Mike Weger

No. 28
- Position: Safety

Personal information
- Born: October 2, 1945 (age 80) Dallas, Texas, U.S.
- Listed height: 6 ft 2 in (1.88 m)
- Listed weight: 200 lb (91 kg)

Career information
- High school: Bowling Green (Bowling Green, Ohio)
- College: Bowling Green
- NFL draft: 1967: 9th round, 218th overall pick

Career history
- Detroit Lions (1967–1975); Houston Oilers (1976–1977);

Awards and highlights
- Second-team All-American (1965);

Career NFL statistics
- Interceptions: 17
- Fumble recoveries: 6
- Touchdowns: 2
- Sacks: 3.5
- Stats at Pro Football Reference

= Mike Weger =

American football player (born 1945)

Michael Roy Weger (born October 2, 1945) is an American former professional football player who was defensive back for the Detroit Lions and the Houston Oilers of the National Football League (NFL). He played college football for the Bowling Green Falcons.

==College career==
Weger and his family moved to Bowling Green, Ohio, when he was in seventh grade. He stayed in town to play collegiate football at Bowling Green State University. There, Weger played for coach Doyt Perry and was part of the 1965 Mid-American Conference championship team. After his senior season, he participated in the Senior Bowl and the Blue–Gray Football Classic.

==Professional career==
Weger was drafted by the Detroit Lions in the 1967 NFL/AFL draft in the ninth round, the 218th pick overall.
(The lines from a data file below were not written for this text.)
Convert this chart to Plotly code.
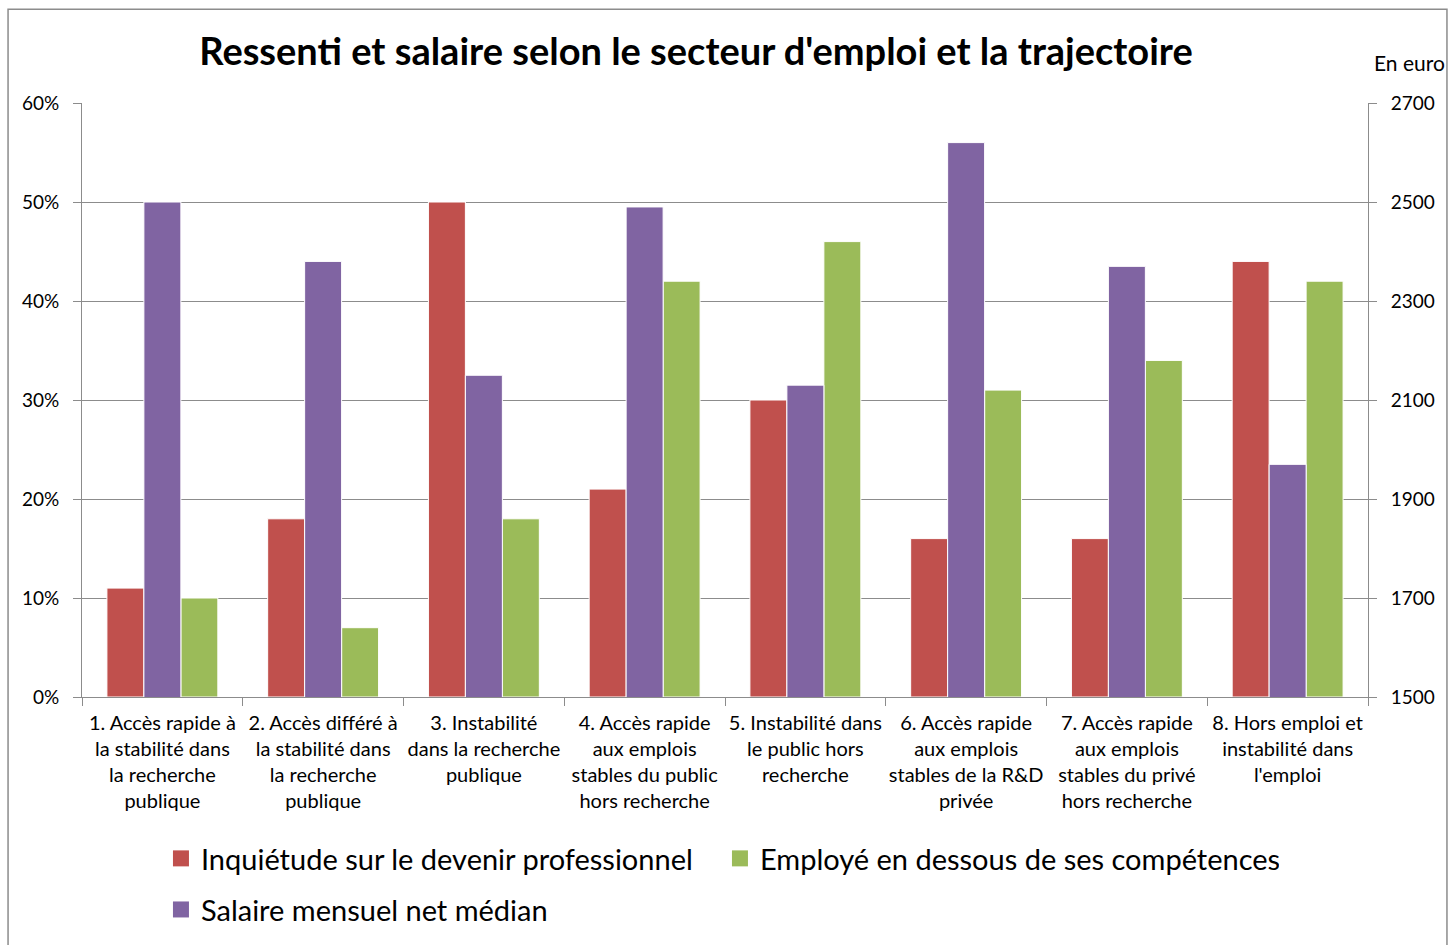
import plotly.graph_objects as go

categories = [
    "1. Accès rapide à<br>la stabilité dans<br>la recherche<br>publique",
    "2. Accès différé à<br>la stabilité dans<br>la recherche<br>publique",
    "3. Instabilité<br>dans la recherche<br>publique",
    "4. Accès rapide<br>aux emplois<br>stables du public<br>hors recherche",
    "5. Instabilité dans<br>le public hors<br>recherche",
    "6. Accès rapide<br>aux emplois<br>stables de la R&D<br>privée",
    "7. Accès rapide<br>aux emplois<br>stables du privé<br>hors recherche",
    "8. Hors emploi et<br>instabilité dans<br>l'emploi",
]
inquietude = [0.11, 0.18, 0.50, 0.21, 0.30, 0.16, 0.16, 0.44]
salaire = [2500, 2380, 2150, 2490, 2130, 2620, 2370, 1970]
sous_competences = [0.10, 0.07, 0.18, 0.42, 0.46, 0.31, 0.34, 0.42]

NAMES = [
    "Inquiétude sur le devenir professionnel",
    "Employé en dessous de ses compétences",
    "Salaire mensuel net médian",
]
RED, PURPLE, GREEN = "#C0504D", "#8064A2", "#9BBB59"
GRAY = "#8c8c8c"
FONT = "Lato"

fig = go.Figure()
bar_style = dict(width=0.23, showlegend=False)
fig.add_trace(go.Bar(
    x=categories, y=inquietude, name=NAMES[0], offset=-0.345,
    marker=dict(color=RED, line=dict(color="white", width=1)), **bar_style,
))
fig.add_trace(go.Bar(
    x=categories, y=salaire, name=NAMES[2], offset=-0.115, yaxis="y2",
    marker=dict(color=PURPLE, line=dict(color="white", width=1)), **bar_style,
))
fig.add_trace(go.Bar(
    x=categories, y=sous_competences, name=NAMES[1], offset=0.115,
    marker=dict(color=GREEN, line=dict(color="white", width=1)), **bar_style,
))

# legend-only entries so the swatches can be drawn as larger squares
for name, color, leg in [(NAMES[0], RED, "legend"), (NAMES[1], GREEN, "legend"),
                         (NAMES[2], PURPLE, "legend2")]:
    fig.add_trace(go.Scatter(
        x=[None], y=[None], mode="markers", name=name, legend=leg,
        marker=dict(symbol="square", size=16, color=color),
    ))

fig.update_layout(
    width=1450, height=945,
    barmode="overlay",
    plot_bgcolor="white", paper_bgcolor="white",
    font=dict(family=FONT, color="black", size=19),
    margin=dict(l=82, r=82, t=103, b=248, autoexpand=False),
    title=dict(
        text="<b>Ressenti et salaire selon le secteur d'emploi et la trajectoire</b>",
        x=0.48, xanchor="center", y=0.945, yanchor="middle",
        font=dict(size=38, family=FONT),
    ),
    xaxis=dict(
        showline=True, linecolor=GRAY, linewidth=1,
        ticks="outside", tickson="boundaries", ticklen=8, tickcolor=GRAY,
        tickfont=dict(size=20), range=[-0.5, 7.5], ticklabelstandoff=8,
        tickangle=0,
    ),
    yaxis=dict(
        range=[0, 0.6], dtick=0.1, tickformat=".0%",
        showline=True, linecolor=GRAY, linewidth=1,
        showgrid=True, gridcolor=GRAY, gridwidth=1,
        ticks="outside", ticklen=8, tickcolor=GRAY,
        tickfont=dict(size=19), zeroline=False, ticklabelstandoff=10,
    ),
    yaxis2=dict(
        range=[1500, 2700], tick0=1500, dtick=200, overlaying="y", side="right",
        showline=True, linecolor=GRAY, linewidth=1, showgrid=False,
        ticks="outside", ticklen=8, tickcolor=GRAY,
        tickfont=dict(size=19), zeroline=False, ticklabelstandoff=10,
    ),
    legend=dict(
        orientation="h", x=0.0614, xanchor="left", y=-0.229, yanchor="top",
        font=dict(size=29), entrywidth=514, entrywidthmode="pixels",
        traceorder="normal",
    ),
    legend2=dict(
        orientation="h", x=0.0614, xanchor="left", y=-0.315, yanchor="top",
        font=dict(size=29),
    ),
)

fig.add_annotation(
    text="En euro", xref="paper", yref="paper", x=1.003, xanchor="left",
    y=1.069, yanchor="middle", showarrow=False, font=dict(size=21),
)

fig.add_shape(
    type="rect", xref="paper", yref="paper",
    x0=-0.0575, x1=1.0614, y0=-0.43, y1=1.158,
    line=dict(color=GRAY, width=1.5), layer="below",
)

fig.write_html("out.html", config={"displayModeBar": False},
               post_script="document.body.style.margin='0';")
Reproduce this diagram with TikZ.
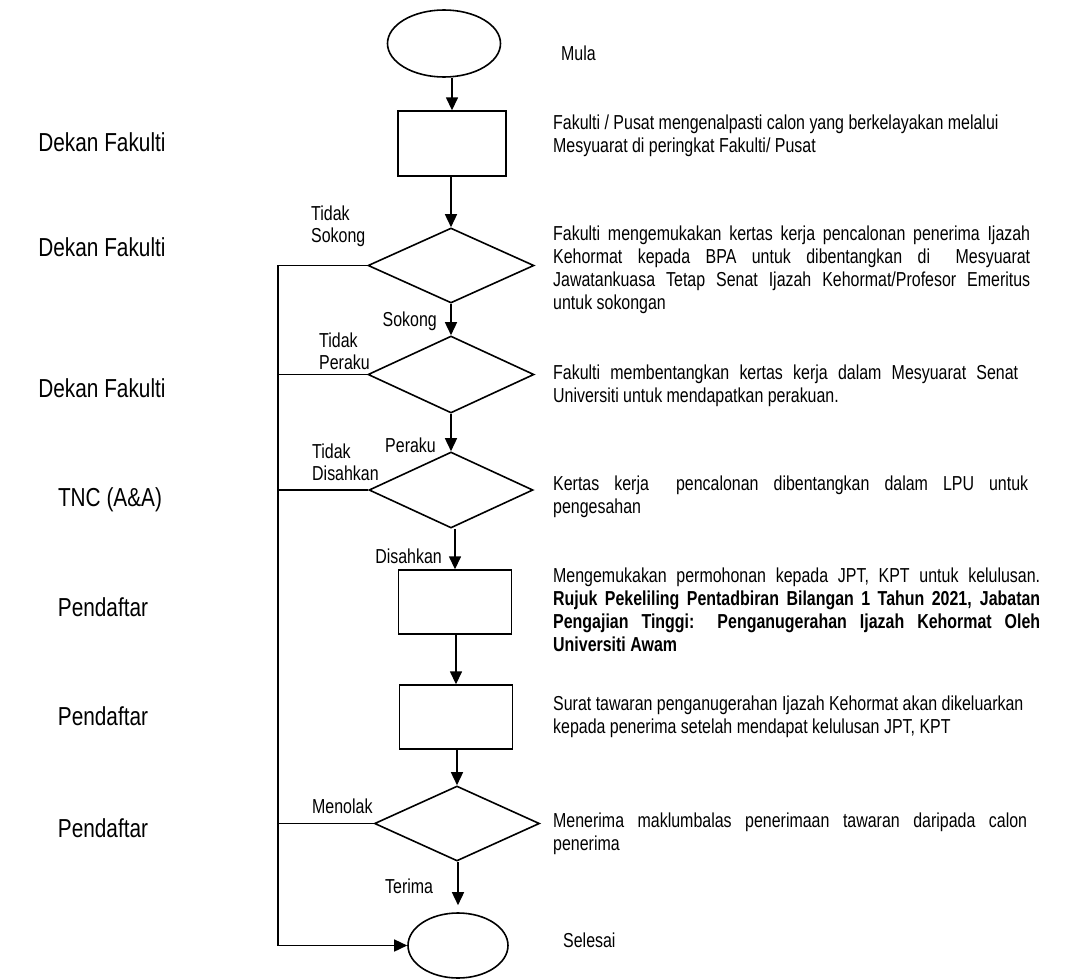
\documentclass[tikz,border=0pt]{standalone}
\usepackage{fontspec}
\setmainfont{Liberation Sans}
\newfontfamily\nar[FakeStretch=0.79]{Liberation Sans}
\newfontfamily\labf[FakeStretch=0.8]{Liberation Sans}
\usetikzlibrary{shapes.geometric,arrows.meta}
\newcommand{\jline}[2]{\makebox[#1][s]{#2}}
\begin{document}
\begin{tikzpicture}[x=1pt,y=-1pt,
  term/.style={draw, ellipse, line width=1.6pt, inner sep=0pt},
  proc/.style={draw, rectangle, line width=1.4pt, inner sep=0pt},
  dec/.style={draw, diamond, line width=1.6pt, inner sep=0pt},
  arr/.style={line width=1.5pt, -{Triangle[length=13pt,width=12pt]}},
  lin/.style={line width=1.4pt},
  desc/.style={anchor=north west, inner sep=0pt, align=left, font=\nar\fontsize{20.2}{23}\selectfont},
  lab/.style={inner sep=0pt, align=left, font=\nar\fontsize{20.2}{22}\selectfont},
  role/.style={inner sep=0pt, anchor=base, font=\labf\fontsize{26}{30}\selectfont}]
\fill[white] (0,0) rectangle (1080,980);
\useasboundingbox (0,0) rectangle (1080,980);

% flow shapes
\node[term, minimum width=113pt, minimum height=67pt] (s) at (444,43.5) {};
\node[proc, minimum width=108pt, minimum height=65pt] (b1) at (452,143.5) {};
\node[dec, minimum width=166pt, minimum height=75pt] (d1) at (451,265.5) {};
\node[dec, minimum width=166pt, minimum height=77pt] (d2) at (451,374.5) {};
\node[dec, minimum width=164pt, minimum height=76pt] (d3) at (451,490) {};
\node[proc, minimum width=113pt, minimum height=64pt] (b2) at (455,602) {};
\node[proc, minimum width=113pt, minimum height=64pt] (b3) at (456,717) {};
\node[dec, minimum width=165pt, minimum height=75pt] (d4) at (457,823.5) {};
\node[term, minimum width=100pt, minimum height=65pt] (e) at (458,945.5) {};
\coordinate (lx) at (278,0);

% connectors
\draw[arr] (s.south -| b1.north) -- (b1.north);
\draw[arr] (b1.south -| d1.north) -- (d1.north);
\draw[arr] (d1.south) -- (d2.north);
\draw[arr] (d2.south) -- (d3.north);
\draw[arr] (d3.south -| b2.north) -- (b2.north);
\draw[arr] (b2.south -| b3.north) -- (b3.north);
\draw[arr] (b3.south -| d4.north) -- (d4.north);
\draw[arr, shorten >=7pt] (d4.south -| e.north) -- (e.north);
\draw[arr] (d1.west) -- (d1.west -| lx) |- (e.west);
\draw[lin] (d2.west) -- (d2.west -| lx);
\draw[lin] (d3.west) -- (d3.west -| lx);
\draw[lin] (d4.west) -- (d4.west -| lx);

% branch labels
\node[lab, anchor=north west] (l1) at (311,206) {Tidak\\Sokong};
\node[lab, anchor=base east] (l2) at (437,326) {Sokong};
\node[lab, anchor=north west] (l3) at (319,333) {Tidak\\Peraku};
\node[lab, anchor=base east] (l4) at (436,452) {Peraku};
\node[lab, anchor=north west] (l5) at (312,444) {Tidak\\Disahkan};
\node[lab, anchor=base east] (l6) at (442,563) {Disahkan};
\node[lab, anchor=base west] (l7) at (312,813) {Menolak};
\node[lab, anchor=base west] (l8) at (385,893) {Terima};

% roles
\node[role] (r1) at (102,151) {Dekan Fakulti};
\node[role] (r2) at (102,256) {Dekan Fakulti};
\node[role] (r3) at (102,397) {Dekan Fakulti};
\node[role] (r4) at (110,506) {TNC (A\&A)};
\node[role] (r5) at (103,616) {Pendaftar};
\node[role] (r6) at (103,725) {Pendaftar};
\node[role] (r7) at (103,837) {Pendaftar};

% descriptions
\node[desc] (t0) at (561,46) {Mula};
\node[desc] (t1) at (553,115) {Fakulti / Pusat mengenalpasti calon yang berkelayakan melalui\\Mesyuarat di peringkat Fakulti/ Pusat};
\node[desc] (t2) at (553,226) {\jline{477pt}{Fakulti mengemukakan kertas kerja pencalonan penerima Ijazah}\\\jline{477pt}{Kehormat kepada BPA untuk dibentangkan di\hspace{0.5em} Mesyuarat}\\\jline{477pt}{Jawatankuasa Tetap Senat Ijazah Kehormat/Profesor Emeritus}\\untuk sokongan};
\node[desc] (t3) at (553,365) {\jline{465pt}{Fakulti membentangkan kertas kerja dalam Mesyuarat Senat}\\Universiti untuk mendapatkan perakuan.};
\node[desc] (t4) at (553,476) {\jline{475pt}{Kertas kerja\hspace{0.6em} pencalonan dibentangkan dalam LPU untuk}\\pengesahan};
\node[desc] (t5) at (553,568) {\jline{487pt}{Mengemukakan permohonan kepada JPT, KPT untuk kelulusan.}\\\jline{487pt}{\bfseries Rujuk Pekeliling Pentadbiran Bilangan 1 Tahun 2021, Jabatan}\\\jline{487pt}{\bfseries Pengajian Tinggi: Penganugerahan Ijazah Kehormat Oleh}\\{\bfseries Universiti Awam}};
\node[desc] (t6) at (553,696) {Surat tawaran penganugerahan Ijazah Kehormat akan dikeluarkan\\kepada penerima setelah mendapat kelulusan JPT, KPT};
\node[desc] (t7) at (553,813) {\jline{474pt}{Menerima maklumbalas penerimaan tawaran daripada calon}\\penerima};
\node[desc] (t8) at (563,933) {Selesai};
\end{tikzpicture}
\end{document}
Weger played safety for the Lions from 1967 to 1975, and with the Houston Oilers from 1976 to 1977. He was twice named honorable mention All-Pro by the Associated Press. He finished his career with 17 interceptions, six fumble recoveries and scored two defensive touchdowns.

He also played a small part as himself in the 1968 film Paper Lion. He sang the unofficial BGSU Fight Song "Ay-Ziggy-Zoomba" in the film.

Weger is currently involved in real estate development. For a time he operated a golf driving range and recreation center on M-24 in Lake Orion, Michigan, which also served as a location for Detroit Lions special events..

Mike Weger was involved in land swap at M-24 and Scripps Road to clear cut and develop previously state owned land. The land swap was deemed controversial and took several years of fighting with local city officials to go through.